La mise au point d’algorithmes apprenants repose sur des données. Celles-ci sont le reflet de phénomènes réels qui comportent une part d’aléa. La mise au point d’algorithmes de Machine Learning fait un usage important des probabilités dans le raisonnement. En dehors de formations spécialisées comme l’ENSAE, cette discipline est insuffisamment enseignée de manière générale. Cela constitue une étape d’adaptation difficile à passer aujourd’hui pour toutes les équipes opérationnelles voulant travailler sur l’intelligence artificielle.

Pour favoriser cette adaptation et développer des expertises, un effort majeur de formation doit être entrepris rapidement. Le rapport évoque notamment la piste des MOOCs (cours en ligne ouverts sur grande échelle) et des projets de formations universitaires, afin de créer le corpus de référence en langue française sur l’IA.

4Être ambitieux sur l’expérimentation

Pour relever le défi de l’IA en France, il faut favoriser au maximum l’expérimentation de ces technologies sur le territoire. La notion d’expérimentation en environnement et conditions réels est clé pour fédérer largement tous les acteurs : acteurs publics, laboratoires de recherche, enseignement, écosystèmes innovants, start-up, grands groupes, financeurs et grand public.
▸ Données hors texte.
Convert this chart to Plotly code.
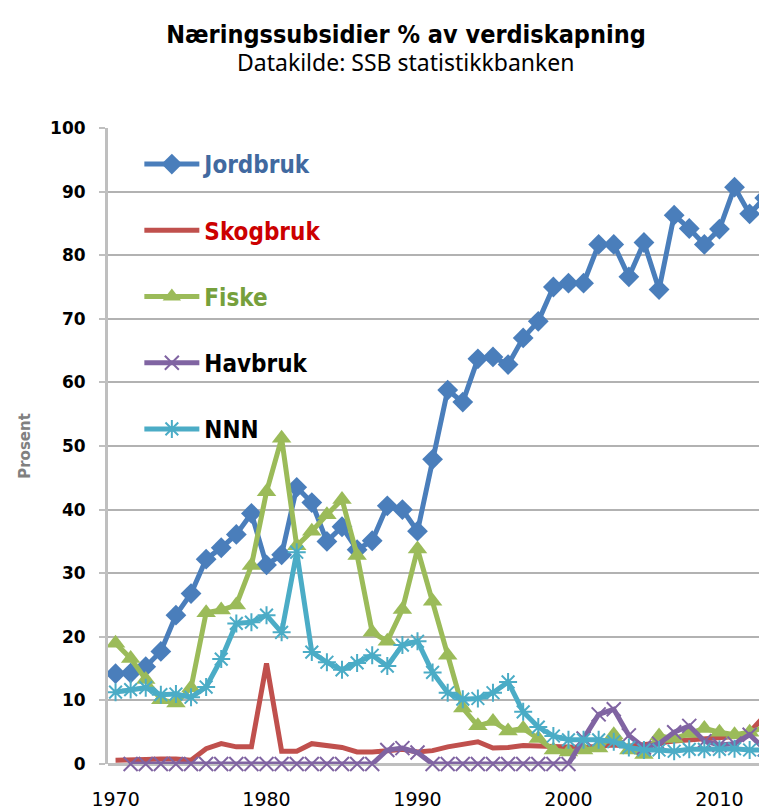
import plotly.graph_objects as go

years = list(range(1970, 2014))

jordbruk = [14.2, 14.3, 15.3, 17.7, 23.4, 26.8, 32.2, 34.0, 36.1, 39.4,
            31.3, 32.9, 43.5, 41.1, 35.0, 37.3, 33.7, 35.1, 40.6, 40.0,
            36.6, 47.9, 58.8, 56.9, 63.7, 64.0, 62.8, 67.0, 69.6, 75.0,
            75.6, 75.6, 81.7, 81.7, 76.6, 82.0, 74.6, 86.3, 84.2, 81.7,
            84.1, 90.7, 86.5, 89.0]

skogbruk = [0.6, 0.6, 0.7, 0.8, 0.8, 0.6, 2.4, 3.2, 2.7, 2.7,
            15.8, 2.0, 2.0, 3.2, 2.9, 2.6, 1.9, 1.9, 2.1, 2.3,
            1.9, 2.1, 2.7, 3.2, 3.5, 2.5, 2.6, 2.9, 2.8, 2.7,
            2.6, 2.6, 2.8, 3.0, 2.8, 3.0, 3.3, 3.6, 3.8, 4.0,
            4.2, 4.3, 5.0, 7.6]

fiske = [19.0, 16.6, 13.3, 10.1, 9.6, 12.0, 23.8, 24.2, 25.0, 31.2,
         42.8, 51.2, 34.3, 36.6, 39.2, 41.6, 32.8, 20.7, 19.3, 24.3,
         33.8, 25.6, 17.1, 8.8, 6.0, 6.7, 5.2, 5.6, 4.0, 2.2,
         1.9, 2.2, 2.5, 4.6, 2.2, 1.5, 4.4, 4.0, 4.8, 5.6,
         5.0, 4.6, 5.0, 5.8]

havbruk = [None, 0, 0, 0, 0, 0, 0, 0, 0, 0,
           0, 0, 0, 0, 0, 0, 0, 0, 2.2, 2.5,
           1.8, 0, 0, 0, 0, 0, 0, 0, 0, 0,
           0, 4.0, 7.8, 8.6, 4.5, 2.6, 3.2, 5.0, 6.0, 3.6,
           3.0, 3.2, 4.6, 2.3]

nnn = [11.3, 11.7, 12.0, 10.9, 11.0, 10.5, 12.1, 16.5, 22.1, 22.3,
       23.4, 20.7, 33.3, 17.6, 16.0, 14.8, 15.9, 17.1, 15.4, 18.7,
       19.3, 14.4, 11.2, 10.2, 10.3, 11.2, 12.9, 8.2, 5.8, 4.4,
       3.8, 3.8, 3.8, 3.5, 2.6, 2.2, 2.2, 2.0, 2.3, 2.3,
       2.3, 2.4, 2.2, 2.2]

x_ticks = [1970, 1980, 1990, 2000, 2010]
y_ticks = [0, 10, 20, 30, 40, 50, 60, 70, 80, 90, 100]

series = [
    ("Jordbruk", jordbruk, "#4A7EBB", "#4169A0", dict(symbol="diamond", size=16)),
    ("Skogbruk", skogbruk, "#C0504D", "#CC0000", None),
    ("Fiske", fiske, "#9BBB59", "#76A03C", dict(symbol="triangle-up", size=17)),
    ("Havbruk", havbruk, "#8064A2", "#000000",
     dict(symbol="x-thin-open", size=14, line=dict(width=2, color="#8064A2"))),
    ("NNN", nnn, "#4BACC6", "#000000",
     dict(symbol="asterisk-open", size=15, line=dict(width=2, color="#4BACC6"))),
]

fig = go.Figure()
for i, (name, vals, col, tcol, mk) in enumerate(series):
    kw = {}
    if mk is None:
        mode = "lines"
    else:
        mode = "lines+markers"
        m = dict(mk)
        m.setdefault("color", col)
        kw["marker"] = m
    fig.add_trace(go.Scatter(
        x=years, y=vals, mode=mode,
        name=f'<span style="color:{tcol}">{name}</span>',
        line=dict(color=col, width=5),
        legendgroup=f"g{i}",
        cliponaxis=False,
        connectgaps=False,
        **kw,
    ))

narrow = "Liberation Sans Narrow, DejaVu Sans Condensed, Arial Narrow, sans-serif"

# the page body adds an 8px offset; figure coordinates are compensated for it
fig.update_layout(
    width=767, height=810,
    margin=dict(l=100, r=0, t=120, b=54, autoexpand=False),
    paper_bgcolor="white", plot_bgcolor="white",
    title=dict(
        text="Næringssubsidier % av verdiskapning",
        font=dict(family=narrow, size=25, color="black", weight="bold"),
        x=398 / 767, xref="container", xanchor="center",
        y=1 - 26 / 810, yref="container", yanchor="middle",
    ),
    showlegend=True,
    legend=dict(
        x=0.047, y=0.978, xanchor="left", yanchor="top",
        bgcolor="rgba(0,0,0,0)",
        font=dict(family=narrow, size=24, weight="bold"),
        traceorder="grouped", tracegroupgap=32,
        itemwidth=55,
    ),
    xaxis=dict(
        range=[1969.5, 2013.68],
        tickmode="array", tickvals=x_ticks,
        ticks="", showgrid=False, zeroline=False,
        showline=False, automargin=False,
        tickfont=dict(family="DejaVu Sans", size=19, color="black"),
        ticklabelstandoff=22,
    ),
    yaxis=dict(
        range=[0, 100], automargin=False,
        tickmode="array", tickvals=y_ticks,
        ticks="outside", ticklen=6, tickwidth=2, tickcolor="#BFBFBF",
        showgrid=True, gridcolor="#B2B2B2", gridwidth=1.5,
        zeroline=True, zerolinecolor="#BFBFBF", zerolinewidth=3,
        showline=True, linecolor="#BFBFBF", linewidth=3,
        tickfont=dict(family="DejaVu Sans", size=17, color="black", weight="bold"),
        ticklabelstandoff=10,
        title=dict(text="Prosent", font=dict(family="DejaVu Sans", size=15,
                                             color="#808080", weight="bold"),
                   standoff=16),
    ),
    annotations=[dict(
        text="Datakilde: SSB statistikkbanken",
        xref="paper", yref="paper",
        x=(398 - 100) / 667, y=(756 - 54) / 636,
        xanchor="center", yanchor="middle", showarrow=False,
        font=dict(family="Noto Sans, Open Sans, sans-serif", size=23, color="black"),
    )],
)

fig.write_html("out.html")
Dans le domaine de la santé, l’accès simplifié à une ou plusieurs structures de soins pour tester à grande échelle des solutions innovantes accélérerait leur mise au point. Concrètement, pour l’organisme souhaitant expérimenter, un tel accès signifierait :

  • la signature d’une convention simple d’expérimentation,
  • le déploiement rapide pendant le temps nécessaire à l’expérimentation au sein d’un service hospitalier,
  • l’accès régulier aux experts,
  • l’accès à des données de soins en volume.

Dans le domaine des transports et de la mobilité, des villes pourraient être transformées pour servir de champ d’expérimentation à l’ensemble des technologies innovantes du véhicule autonome. Une infrastructure pourrait être mise en place pour fournir des données et une cartographie de très grande précision, des éléments nécessaires à la mise au point de toutes les situations de conduite. D’autres zones d’expérimentation pourraient être mises en place : portion d’autoroute de plus de 100 km, zone montagneuse, etc.

Dans le domaine de l’énergie, un ou plusieurs écoquartiers regroupant l’ensemble des technologies de transition énergétique pourraient être mis à disposition des sociétés souhaitant développer des technologies d’IA dans le domaine.